• **WRITTEN PROBLEM**
Each line containing the word "with" needs to be copied.

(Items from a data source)
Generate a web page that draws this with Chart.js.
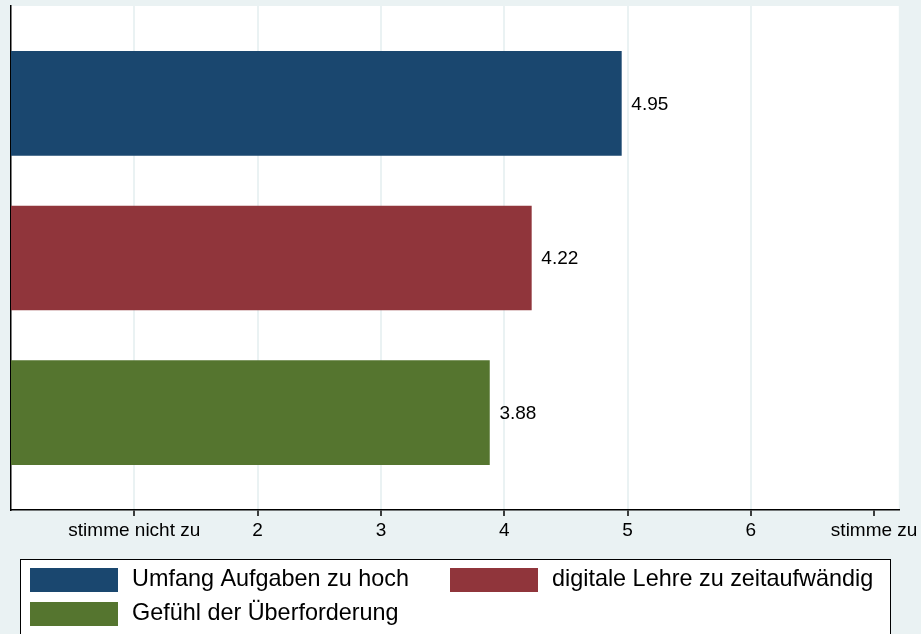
<!DOCTYPE html>
<html>
<head>
<meta charset="utf-8">
<script src="https://cdn.jsdelivr.net/npm/chart.js@4/dist/chart.umd.min.js"></script>
<style>
  html, body { margin: 0; padding: 0; background: #EAF2F3; }
  #wrap { width: 921px; height: 634px; }
</style>
</head>
<body>
<div id="wrap"><canvas id="c" width="921" height="634"></canvas></div>
<script>
// ---- data ----
const seriesLabels = ['Umfang Aufgaben zu hoch', 'digitale Lehre zu zeitaufwändig', 'Gefühl der Überforderung'];
const seriesValues = [4.95, 4.22, 3.88];
const seriesPositions = [1, 2, 3];
const seriesColors = ['#1A476F', '#90353B', '#55752F'];
const xTickValues = [1, 2, 3, 4, 5, 6, 7];
const xTickLabels = ['stimme nicht zu', '2', '3', '4', '5', '6', 'stimme zu'];

const FONT = '"Liberation Sans", Arial, sans-serif';
const BG = '#EAF2F3';

const datasets = seriesLabels.map((lab, i) => ({
  label: lab,
  data: [{ x: seriesValues[i], y: seriesPositions[i] }],
  backgroundColor: seriesColors[i],
  borderWidth: 0,
  barThickness: 104,
  grouped: false
}));

const bgPlugin = {
  id: 'bg',
  beforeDraw(chart) {
    const { ctx, chartArea: a } = chart;
    ctx.save();
    ctx.fillStyle = BG;
    ctx.fillRect(0, 0, chart.width, chart.height);
    ctx.fillStyle = '#FFFFFF';
    ctx.fillRect(a.left, a.top, a.right - a.left, a.bottom - a.top);
    ctx.restore();
  }
};

const valueLabels = {
  id: 'valueLabels',
  afterDatasetsDraw(chart) {
    const ctx = chart.ctx;
    ctx.save();
    ctx.font = '19px ' + FONT;
    ctx.fillStyle = '#000';
    ctx.textAlign = 'left';
    ctx.textBaseline = 'middle';
    chart.data.datasets.forEach((ds, i) => {
      const meta = chart.getDatasetMeta(i);
      meta.data.forEach((el, j) => {
        ctx.fillText(ds.data[j].x.toFixed(2), el.x + 10, el.y + 1);
      });
    });
    ctx.restore();
  }
};

const boxLegend = {
  id: 'boxLegend',
  afterDraw(chart) {
    const ctx = chart.ctx;
    ctx.save();
    ctx.fillStyle = '#FFFFFF';
    ctx.fillRect(20, 559, 871, 90);
    ctx.strokeStyle = '#000';
    ctx.lineWidth = 1;
    ctx.strokeRect(20.5, 559.5, 870, 90);
    const cols = [30, 450];
    const rows = [568, 602];
    ctx.font = '23.4px ' + FONT;
    ctx.textBaseline = 'middle';
    ctx.textAlign = 'left';
    chart.data.datasets.forEach((ds, i) => {
      const x = cols[i % 2];
      const y = rows[Math.floor(i / 2)];
      ctx.fillStyle = ds.backgroundColor;
      ctx.fillRect(x, y, 88, 24);
      ctx.fillStyle = '#000';
      ctx.fillText(ds.label, x + 102, y + 12);
    });
    ctx.restore();
  }
};

new Chart(document.getElementById('c'), {
  type: 'bar',
  data: { datasets },
  plugins: [bgPlugin, valueLabels, boxLegend],
  options: {
    indexAxis: 'y',
    responsive: false,
    animation: false,
    layout: { padding: { left: 11, top: 6, right: 21, bottom: 0 } },
    plugins: { legend: { display: false }, tooltip: { enabled: false } },
    scales: {
      x: {
        type: 'linear',
        min: 0,
        max: 7.2,
        offset: false,
        afterBuildTicks(scale) { scale.ticks = xTickValues.map(v => ({ value: v })); },
        afterFit(scale) { scale.height = 124; },
        ticks: {
          autoSkip: false,
          maxRotation: 0,
          padding: 3,
          color: '#000',
          font: { family: FONT, size: 19 },
          callback: (v, idx) => xTickLabels[idx]
        },
        grid: {
          offset: false,
          color: (c) => (c.tick && c.tick.value === 7 ? 'rgba(0,0,0,0)' : BG),
          lineWidth: 2,
          tickColor: '#000',
          tickWidth: 1.5,
          tickLength: 6
        },
        border: { display: true, color: '#000', width: 1.5 }
      },
      y: {
        type: 'linear',
        min: 0.37,
        max: 3.63,
        reverse: true,
        offset: false,
        afterFit(scale) { scale.width = 0; },
        ticks: { display: false },
        grid: { display: false, drawTicks: false, offset: false },
        border: { display: true, color: '#000', width: 1.5 }
      }
    }
  }
});
</script>
</body>
</html>
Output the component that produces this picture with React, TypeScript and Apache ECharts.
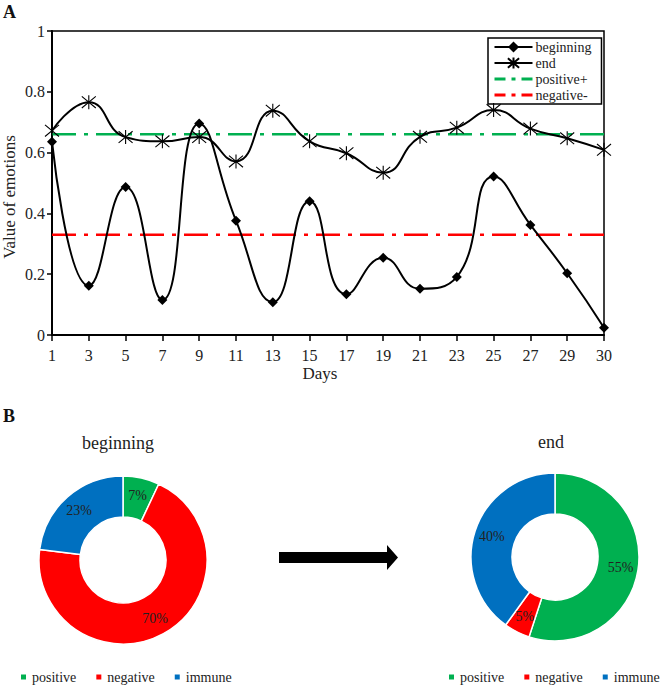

• **FINAL RESULT**
Generate a web page that draws this with Chart.js.
Output the component that produces this picture with React, TypeScript and Apache ECharts.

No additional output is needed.